Countering these rants from Edie (played in perfect pitch by Rose London) is Borneo Bob (an effective Mark Rosier), an immigrant from—surprise—Borneo who is pursuing a doctorate in cultural anthropology. Where Edie sees Walter (a sympathetically confused Joe Parrish) as a weak-willed coward broken by his inability to benefit from the purest economic system ever created, Bob sees his struggle in terms of existential angst and takes a Joseph Campbell-like approach: Walter is actually a pilgrim, someone who has dared to peek behind the wizard’s curtain. But in the process of deconstructing himself, Bob posits, he’s peeled away too many layers, leaving himself defenseless.
Bob is the play’s most sensitive, compassionate and generous character.
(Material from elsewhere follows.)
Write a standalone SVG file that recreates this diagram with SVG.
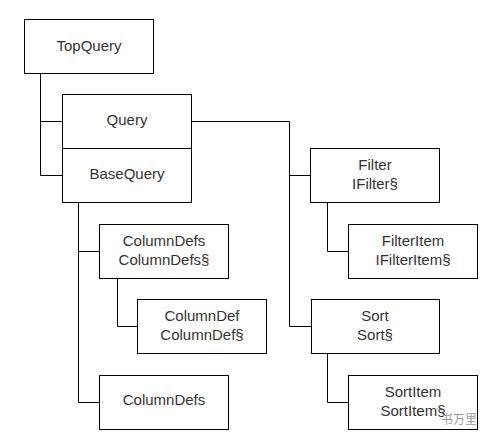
<svg xmlns="http://www.w3.org/2000/svg" width="494" height="442" viewBox="0 0 494 442">
<style>
.box{fill:#fff;stroke:#000;stroke-width:1}
.t{font-family:"Liberation Sans",Arial,sans-serif;font-size:15px;fill:#333;text-anchor:middle}
.c{fill:none;stroke:#000;stroke-width:1}
.wm{font-family:"Noto Sans CJK SC",sans-serif;font-size:12px;fill:#999}
</style>
<rect width="494" height="442" fill="#fff"/>
<g id="connectors">
<path class="c" d="M40.5,73 V175.5 H62 M40.5,121.5 H62"/>
<path class="c" d="M191,121.5 H289.5 V326.5 H311 M289.5,175.5 H310"/>
<path class="c" d="M327.5,202 V251.5 H348"/>
<path class="c" d="M327.5,353 V402.5 H348"/>
<path class="c" d="M78.5,202 V402.5 H99 M78.5,251.5 H99"/>
<path class="c" d="M117.5,278 V326.5 H137"/>
</g>
<g id="TopQuery"><rect class="box" x="24.5" y="19.5" width="129" height="54"/><text class="t" x="89" y="51">TopQuery</text></g>
<g id="Query"><rect class="box" x="62.5" y="94.5" width="129" height="54"/><text class="t" x="127" y="125">Query</text></g>
<g id="BaseQuery"><rect class="box" x="62.5" y="148.5" width="129" height="54"/><text class="t" x="127" y="179">BaseQuery</text></g>
<g id="Filter"><rect class="box" x="310.5" y="148.5" width="129" height="54"/><text class="t" x="375" y="170">Filter</text><text class="t" x="375" y="189">IFilter§</text></g>
<g id="FilterItem"><rect class="box" x="348.5" y="224.5" width="129" height="54"/><text class="t" x="413" y="246">FilterItem</text><text class="t" x="413" y="265">IFilterItem§</text></g>
<g id="Sort"><rect class="box" x="311.5" y="299.5" width="128" height="54"/><text class="t" x="375" y="321">Sort</text><text class="t" x="375" y="340">Sort§</text></g>
<g id="SortItem"><rect class="box" x="348.5" y="375.5" width="129" height="54"/><text class="t" x="413" y="397">SortItem</text><text class="t" x="413" y="416">SortItem§</text></g>
<g id="ColumnDefs1"><rect class="box" x="99.5" y="224.5" width="129" height="54"/><text class="t" x="164" y="246">ColumnDefs</text><text class="t" x="164" y="265">ColumnDefs§</text></g>
<g id="ColumnDef"><rect class="box" x="137.5" y="299.5" width="129" height="54"/><text class="t" x="202" y="321">ColumnDef</text><text class="t" x="202" y="340">ColumnDef§</text></g>
<g id="ColumnDefs2"><rect class="box" x="99.5" y="375.5" width="129" height="54"/><text class="t" x="164" y="405">ColumnDefs</text></g>
<text class="wm" x="441" y="424">书万里</text>
</svg>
He also happens to be a cannibal, something that supplies plenty of comic, uh, fodder.
The script could use some trimming, and the supporting characters—Walter’s sweet-natured wife, his recovering-coke-addict son and French-spewing daughter—need fleshing out, but Macaray strikes a good balance between lowbrow humor and armchair philosophizing. It ain’t exactly Marx’s Theses On Feuerbach, but in pitting Edie, a ferocious defender of rationality and reason, against the mythically infused Bob, a decent clash of ideals (or lack thereof) ensues.
In the middle is Walter, who hasn’t left the house in two years, survives off dry sugar-saturated cereal and, when not ironing one of his 200 ties, spends most of his time in a plywood sarcophagus that he calls his isolation booth.
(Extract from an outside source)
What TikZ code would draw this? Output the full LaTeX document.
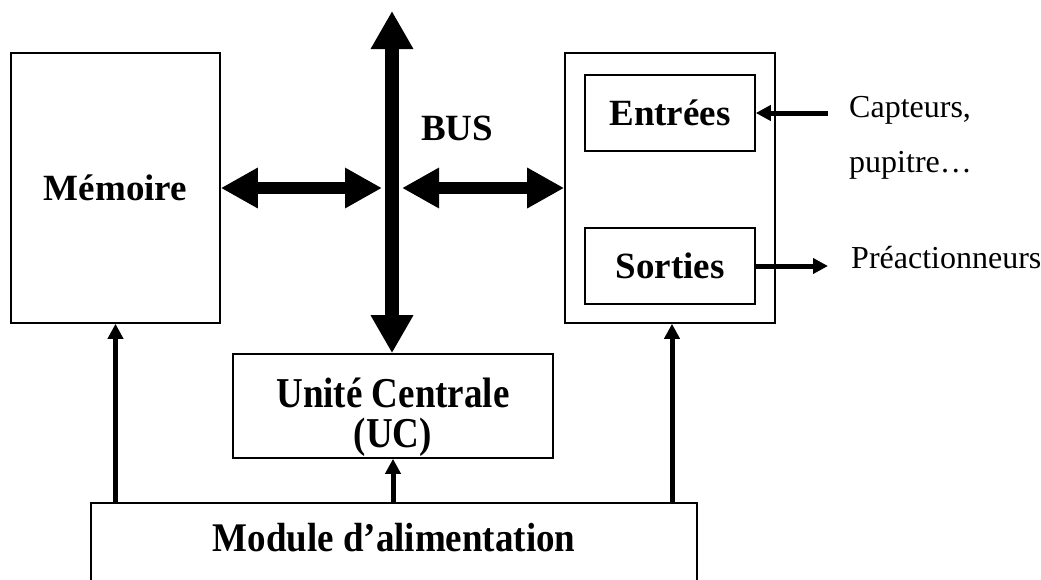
\documentclass[tikz,border=0pt]{standalone}
\usepackage{fontspec}
\usepackage{graphicx}
\setmainfont{Liberation Serif}
\usetikzlibrary{arrows.meta}
\begin{document}
\begin{tikzpicture}[x=1pt,y=-1pt,
  box/.style={draw, line width=1.6pt, inner sep=0pt, font=\bfseries\fontsize{37}{40}\selectfont},
  boldtxt/.style={inner sep=0pt, font=\bfseries\fontsize{37}{40}\selectfont},
  busarrow/.style={line width=14pt, {Triangle[length=38pt,width=40pt]}-{Triangle[length=38pt,width=40pt]}},
  hbus/.style={line width=12pt, {Triangle[length=37pt,width=38pt]}-{Triangle[length=37pt,width=38pt]}},
  thinarrow/.style={line width=5pt, -{Triangle[length=15pt,width=15pt]}},
  lbl/.style={font=\fontsize{32}{36}\selectfont, inner sep=0pt, anchor=base west}]
\useasboundingbox (0,0) rectangle (1041,579);
\node[box, minimum width=209pt, minimum height=270pt] (mem) at (115.5,188) {Mémoire};
\node[box, minimum width=210pt, minimum height=270pt] (io) at (670,188) {};
\node[box, minimum width=170pt, minimum height=76pt] (ent) at (670,113) {Entrées};
\node[box, minimum width=170pt, minimum height=76pt] (sor) at (670,266) {Sorties};
\node[box, minimum width=320pt, minimum height=104pt] (uc) at (393,406) {};
\node[boldtxt, align=center] (uctxt) at (393,417)
  {\scalebox{1}[1.15]{Unité Centrale}\\\scalebox{1}[1.15]{(UC)}};
\node[box, minimum width=606pt, minimum height=100pt] (mod) at (394,553) {};
\node[boldtxt] (modtxt) at (394,538) {\scalebox{1}[1.1]{Module d’alimentation}};
\node[boldtxt] (buslbl) at (457,128) {BUS};
\coordinate (bustop) at (392,11);
\coordinate (busL) at (382,188);
\coordinate (busR) at (402,188);
\coordinate (cap) at (828,113);
\coordinate (pre) at (828,266);
\draw[busarrow] (bustop) -- (bustop |- uc.north);
\draw[hbus] (mem.east) -- (busL);
\draw[hbus] (busR) -- (io.west);
\draw[thinarrow] (cap) -- (ent.east);
\draw[thinarrow] (sor.east) -- (pre);
\draw[thinarrow] (mem.south |- mod.north) -- (mem.south);
\draw[thinarrow] (uc.south |- mod.north) -- (uc.south);
\draw[thinarrow] ([xshift=2pt]io.south |- mod.north) -- ([xshift=2pt]io.south);
\node[lbl] (capt) at (849,117) {Capteurs,};
\node[lbl] (pup) at (849,172) {pupitre…};
\node[lbl] (prea) at (851,268) {Préactionneurs};
\end{tikzpicture}
\end{document}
When Walter learns that his 26-year-old son has been spending a great deal of time with a new neighbor, he shows signs of parental concern. When his son tells him that their neighbor is two years removed from Borneo and a practicing cannibal, Walter gets really concerned.
Walter agrees to invite Bob over for coffee the next night; unfortunately after the invitation is tendered, Walter’s cousin Edie, the president of a toy-manufacturing company, calls to say she’s in town for a day and wants to pop in for a visit.
Suddenly, Walter, who seems confused but content to drift through the shards of his life, has to deal not only with a strange neighbor who eats human flesh, but also his ultra-controlling cousin, whose very name strikes dread in his family’s heart.
Los Angeles-based playwright Macaray’s main gig is writing about modern labor-related issues (he’s all over the Internet, and a collection of his essays is available on Amazon.com). He obviously has a sharp mind and a social conscience, and there are signs of both in Borneo Bob.But it seems like a test-run for something bigger, rather than a complete play in and of itself.
Not that Bob doesn’t work as it is; while it’s amusing, the laughs come cheaply and usually center on one family member goofing on someone else. That makes the first half of the play, dominated by Walter’s family dynamic, feel rushed and undercooked next to the battle between Edie and Bob for Walter’s spirit.
Contributing to the uneven tone are some glaring directorial flaws that, though easily remedied, are nevertheless irritating. It’s simple stuff, like actors continually crossing and uncrossing their arms and displaying acute “happy feet”—that theatrical syndrome of actors seeming to be incapable of standing still. Both defuse the power of an actor’s most powerful instrument, the body. And someone, anyone, please tell the cast to lift up their chins occasionally. In a theater like STAGES, which basically is stadium seating with the seats looking down onto the stage, actors have to make a conscious decision to raise their chins; otherwise, all we can see is the top of their skulls.
Those bugaboos aside, kudos to STAGES for mounting a brand-new play by a somewhat-local playwright during the month of December. Interestingly, while there’s nothing overtly Christmasy about Borneo Bob, its calling-out of the dubious virtue of the profit motive seems to make perfect, ironic sense during this frenzied time of year.